Game of Thrones 8

If you think it’s all about sex, dragons and slaughter you might just be wrong.  It’s also about apocalypse and that I find rather fascinating.

I watched the whole of Series 8 in a few short days and remained gripped throughout. And not just because of a pretty girl and her pet dragons.

It is bloody, gory and pointless slaughter all the way but perhaps that is the whole point. Perhaps that is what life, human and otherwise, has always been and perhaps that is why apocalypse is rather attractive.

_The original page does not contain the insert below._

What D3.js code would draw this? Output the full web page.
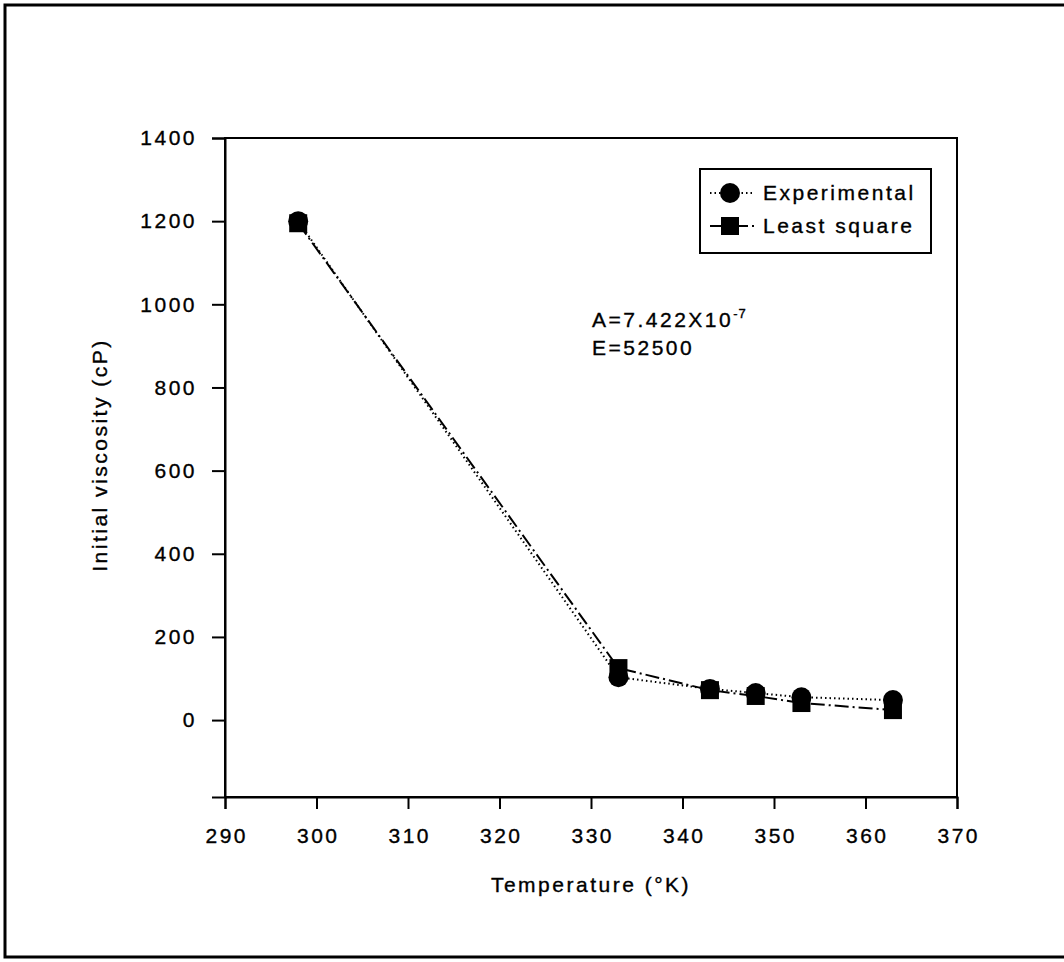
<!DOCTYPE html>
<html><head><meta charset="utf-8">
<script src="https://cdn.jsdelivr.net/npm/d3@7"></script>
<style>body{margin:0;background:#fff}svg{display:block}text{font-family:"Liberation Sans",Arial,sans-serif;fill:#000;stroke:#000;stroke-width:0.35px;letter-spacing:2.5px}</style>
</head><body>
<script>
const temps = [298, 333, 343, 348, 353, 363];
const experimental = [1200, 103, 75, 65, 55, 48];
const leastSquare = [1195, 125, 72, 58, 41, 24];
const xTicks = [290, 300, 310, 320, 330, 340, 350, 360, 370];
const yTicks = [0, 200, 400, 600, 800, 1000, 1200, 1400];

const W = 1064, H = 962;
const FS = "21px";
const svg = d3.select("body").append("svg").attr("width", W).attr("height", H);
svg.append("path").attr("d", "M1064,5H5V957H1064")
  .attr("fill", "none").attr("stroke", "#000").attr("stroke-width", 3);

const L = 225, R = 957, T = 138, B = 797;
const x = d3.scaleLinear().domain([290, 370]).range([L, R]);
const y = d3.scaleLinear().domain([-185, 1400]).range([B, T]);

svg.append("rect").attr("x", L).attr("y", T).attr("width", R - L).attr("height", B - T)
  .attr("fill", "none").attr("stroke", "#000").attr("stroke-width", 2);

const xa = svg.append("g").attr("transform", `translate(0,${B})`)
  .call(d3.axisBottom(x).tickValues(xTicks).tickSize(12).tickPadding(19).tickFormat(d3.format("d")));
const ya = svg.append("g").attr("transform", `translate(${L},0)`)
  .call(d3.axisLeft(y).tickValues(yTicks).tickSize(13).tickPadding(15).tickFormat(d3.format("d")));
[xa, ya].forEach(a => {
  a.select(".domain").attr("stroke-width", 2);
  a.selectAll(".tick line").attr("stroke-width", 2);
  a.selectAll("text").style("font-size", FS).style("font-family", '"Liberation Sans",Arial,sans-serif');
});
xa.selectAll("text").attr("dx", "1.25px");

const expPts = temps.map((t, i) => [t, experimental[i]]);
const lsPts = temps.map((t, i) => [t, leastSquare[i]]);
const line = d3.line().x(d => x(d[0])).y(d => y(d[1]));

svg.append("path").attr("d", line(expPts)).attr("fill", "none").attr("stroke", "#000")
  .attr("stroke-width", 2).attr("stroke-dasharray", "1.5,3");
svg.append("path").attr("d", line(lsPts)).attr("fill", "none").attr("stroke", "#000")
  .attr("stroke-width", 2).attr("stroke-dasharray", "14,4,2,4");

svg.selectAll(".sq").data(lsPts).enter().append("rect")
  .attr("x", d => x(d[0]) - 9).attr("y", d => y(d[1]) - 9).attr("width", 18).attr("height", 18).attr("fill", "#000");
svg.selectAll(".ci").data(expPts).enter().append("circle")
  .attr("cx", d => x(d[0])).attr("cy", d => y(d[1])).attr("r", 10).attr("fill", "#000");

// legend
const lg = svg.append("g");
lg.append("rect").attr("x", 700).attr("y", 169).attr("width", 231).attr("height", 84)
  .attr("fill", "#fff").attr("stroke", "#000").attr("stroke-width", 2);
lg.append("line").attr("x1", 710).attr("x2", 754).attr("y1", 193).attr("y2", 193)
  .attr("stroke", "#000").attr("stroke-width", 2).attr("stroke-dasharray", "1.5,3");
lg.append("circle").attr("cx", 730).attr("cy", 193).attr("r", 10).attr("fill", "#000");
lg.append("text").attr("x", 763).attr("y", 200).style("font-size", FS).text("Experimental");
lg.append("line").attr("x1", 710).attr("x2", 754).attr("y1", 226).attr("y2", 226)
  .attr("stroke", "#000").attr("stroke-width", 2).attr("stroke-dasharray", "14,4,2,4");
lg.append("rect").attr("x", 721).attr("y", 217).attr("width", 18).attr("height", 18).attr("fill", "#000");
lg.append("text").attr("x", 763).attr("y", 233).style("font-size", FS).text("Least square");

// annotation
const an = svg.append("text").attr("x", 592).attr("y", 327).style("font-size", FS);
an.append("tspan").text("A=7.422X10");
an.append("tspan").attr("dy", -9).style("font-size", "13px").style("letter-spacing", "1px").text("-7");
svg.append("text").attr("x", 592).attr("y", 355).style("font-size", FS).text("E=52500");

// axis titles
svg.append("text").attr("x", (L + R) / 2).attr("y", 892).attr("text-anchor", "middle")
  .style("font-size", FS).text("Temperature (°K)");
svg.append("text").attr("transform", `translate(107,455) rotate(-90)`)
  .attr("text-anchor", "middle").style("font-size", FS).text("Initial viscosity (cP)");
</script>
</body></html>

Attractive because it means it’s all over. The world has come to an end, everyone is dead or dying. And in a very strong sense that can come through as an enormous and cathartic release. The struggle is over. It is all finished, no one left to kill . The meteor which put paid to the dinosaurs has struck again and we are all wiped out.

No more bills, tax collectors or trips to the Co-op. No more crushing dullness. Does the phoenix rise from the ashes? Do we want it to? And if it does will in usher in more of the same or some brave new world? Sadly, as likely as not, the former.  More violence, greed and struggle for existence.  More bills, more tax men and more entreprenooooors thrusting useless junk down consumerist throats.

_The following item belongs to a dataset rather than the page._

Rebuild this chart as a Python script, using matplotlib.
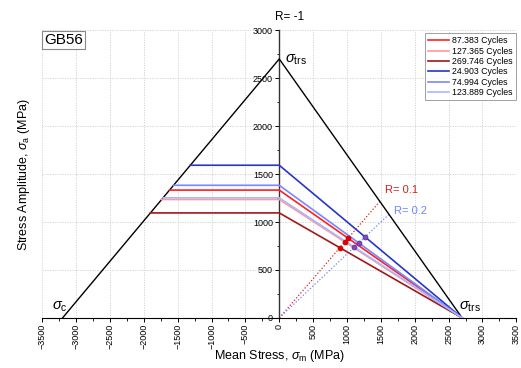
import numpy as np
import matplotlib
matplotlib.use("Agg")
import matplotlib.pyplot as plt
from matplotlib.ticker import MultipleLocator

plt.rcParams['font.family'] = ['Liberation Sans', 'DejaVu Sans']
plt.rcParams['mathtext.fontset'] = 'custom'
plt.rcParams['mathtext.rm'] = 'Liberation Sans'
plt.rcParams['mathtext.it'] = 'Liberation Sans:italic'

# ---- data ----
sigma_c = -3200.0      # compressive strength (MPa)
sigma_trs = 2700.0     # transverse rupture strength (MPa)
series_labels = ["87.383 Cycles", "127.365 Cycles", "269.746 Cycles",
                 "24.903 Cycles", "74.994 Cycles", "123.889 Cycles"]
series_amp = [1333, 1235, 1095, 1592, 1383, 1252]   # stress amplitude at R=-1
series_colors = ["#ff2020", "#ff9a9a", "#a01818", "#2636c8", "#7888ff", "#aab6ff"]
series_ratio = [0.1, 0.1, 0.1, 0.2, 0.2, 0.2]       # R line each series is marked on
r_values = [0.1, 0.2]
r_colors = ["#e02020", "#6a86ff"]
marker_colors = {0.1: ("#e00000", "#c00000"), 0.2: ("#a040a0", "#3040c0")}
xticks = list(range(-3500, 3501, 500))
yticks = list(range(0, 3001, 500))

fig = plt.figure(figsize=(5.21, 3.68), dpi=100)
ax = fig.add_axes([0.081, 0.136, 0.910, 0.782])
ax.set_xlim(-3500, 3500)
ax.set_ylim(0, 3000)

# grid
ax.set_xticks(xticks)
ax.set_yticks(yticks)
ax.grid(True, which='major', color='#cfcfcf', linestyle=(0, (1.5, 1.5)), linewidth=0.6)
ax.set_axisbelow(True)

# envelope
ax.plot([sigma_c, 0, sigma_trs], [0, sigma_trs, 0], color='black', lw=1.0, zorder=3)

# R lines
for r, c in zip(r_values, r_colors):
    k = (1 - r) / (1 + r)
    xm = sigma_trs / (1 + k)
    ax.plot([0, xm], [0, k * xm], color=c, lw=0.9, linestyle=(0, (1, 1.6)), zorder=2)

# series
handles = []
for lab, a, col, r in zip(series_labels, series_amp, series_colors, series_ratio):
    x0 = sigma_c * (1 - a / sigma_trs)
    h, = ax.plot([x0, 0, sigma_trs], [a, a, 0], color=col, lw=1.2, zorder=4, label=lab)
    handles.append(h)
    k = (1 - r) / (1 + r)
    xm = a / (k + a / sigma_trs)
    fc, ec = marker_colors[r]
    ax.plot([xm], [k * xm], marker='o', ms=3.5, mfc=fc, mec=ec, mew=0.6, zorder=6)

# spines
ax.spines['left'].set_position(('data', 0))
ax.spines['right'].set_visible(False)
ax.spines['top'].set_visible(False)
ax.spines['left'].set_color('#333333')
ax.spines['left'].set_linewidth(1.0)
ax.spines['bottom'].set_linewidth(0.8)

ax.xaxis.set_minor_locator(MultipleLocator(250))
ax.yaxis.set_minor_locator(MultipleLocator(250))
ax.tick_params(axis='x', which='major', labelsize=6.5, labelrotation=90, length=3, width=0.7, pad=1.5)
ax.tick_params(axis='y', which='major', labelsize=6.5, length=3, width=0.7, pad=1.5)
ax.tick_params(which='minor', length=1.8, width=0.6)

ax.set_xlabel(r"Mean Stress, $\sigma_{\rm m}$ (MPa)", fontsize=9)
ax.set_ylabel(r"Stress Amplitude, $\sigma_{\rm a}$ (MPa)", fontsize=9)
ax.xaxis.set_label_coords(0.5, -0.105)
ax.yaxis.set_label_coords(-0.022, 0.5)

# annotations
ax.text(150, 3080, "R= -1", fontsize=8.5, ha='center', va='bottom')
ax.text(80, 2620, r"$\sigma_{\rm trs}$", fontsize=10.5, ha='left', va='bottom')
ax.text(2650, 40, r"$\sigma_{\rm trs}$", fontsize=10.5, ha='left', va='bottom')
ax.text(-3360, 40, r"$\sigma_{\rm c}$", fontsize=10.5, ha='left', va='bottom')
ax.text(1560, 1330, "R= 0.1", fontsize=8, color='#d02020', ha='left', va='center')
ax.text(1700, 1115, "R= 0.2", fontsize=8, color='#6a86ff', ha='left', va='center')

ax.text(0.004, 0.99, "GB56", transform=ax.transAxes, fontsize=11, ha='left', va='top',
        bbox=dict(boxstyle='square,pad=0.15', fc='white', ec='#888888', lw=0.8), zorder=10)

leg = ax.legend(handles=handles, loc='upper right', bbox_to_anchor=(1.003, 0.995),
                fontsize=6.3, frameon=True, fancybox=False, edgecolor='#888888',
                handlelength=2.4, handletextpad=0.4, borderpad=0.35, labelspacing=0.15,
                borderaxespad=0.2)
leg.get_frame().set_linewidth(0.7)

fig.savefig("out.png", dpi=100)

But that is why I find apocalypse attractive – at least in celluloid. Or is it now digitoid? It always seems a huge relief when the monsters take over, the aliens land. The immense, turgid, dull routine is swept away and as a member of a group of bedraggled survivors I can trudge off to some mountain hideaway and huddle up in a cave never to visit the Co-op again.  Never to have to see or see some fool politician’s face or that of Philip Green who did so well for BHS’s pensioners.

Never to hear any bad news because there is no internet and no newspaper. And probably no news anyway.

But of course the “Noble Savage” is merely a dream. There never was a time when the hunter gatherers went about their vegan way, nibbling nuts and glugging palm oil.  In peace and harmony.